I should probably start by saying that The Cure For Death By Lightning, one of Anderson-Dargatz’s earlier novels, was a real winner for me. I read it a thousand years ago, when it first came out, but i remember reading it in almost one sitting. Then I gave it to my mom and received late night phone calls saying she couldn’t put it down.
The Spawning Grounds is not that novel. Times have changed. I have changed and undoubtedly Anderson-Dargatz has changed.
Like her other novels, The Spawning Grounds brings the stories of First Nations culture to life in the contemporary world of rural western Canada. Unsurprisingly, this infuses her writing with a fair dose of magic realism. As much as I don’t like magic realism, in this context it really seems to work.
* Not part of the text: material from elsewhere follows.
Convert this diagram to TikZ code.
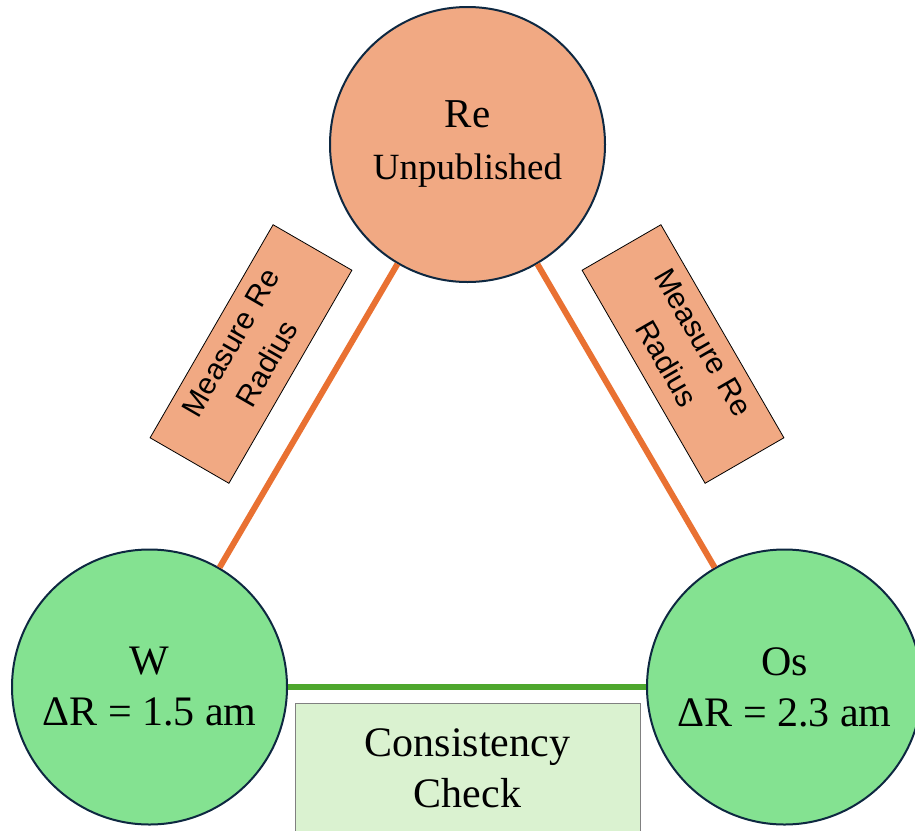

Additionally, in The Spawning Grounds, Anderson-Dargatz brings in a strong ecological message.
In spite of all of this, I wasn’t overly fond of the novel. I felt it dragged and was a little predictable. But the thing that bothered me the most was that this was a First Nations tale super-imposed on non-First Nations people. In this age where we are looking for more diversity in writing, I was surprised to see that it was “white Canadians” who were the protagonists of this tale grounded in Shuswap mythology and imagery.
Who would like this book? For fans of Anderson-Dargatz, it has been almost 10 years since her last novel. That alone will make many buy the book. However, if you are looking to diversify your reading I would lean more towards other first nations writers like Smoke River by Krista Foss.
I would like to thank the publisher for providing me with a review copy via NetGalley.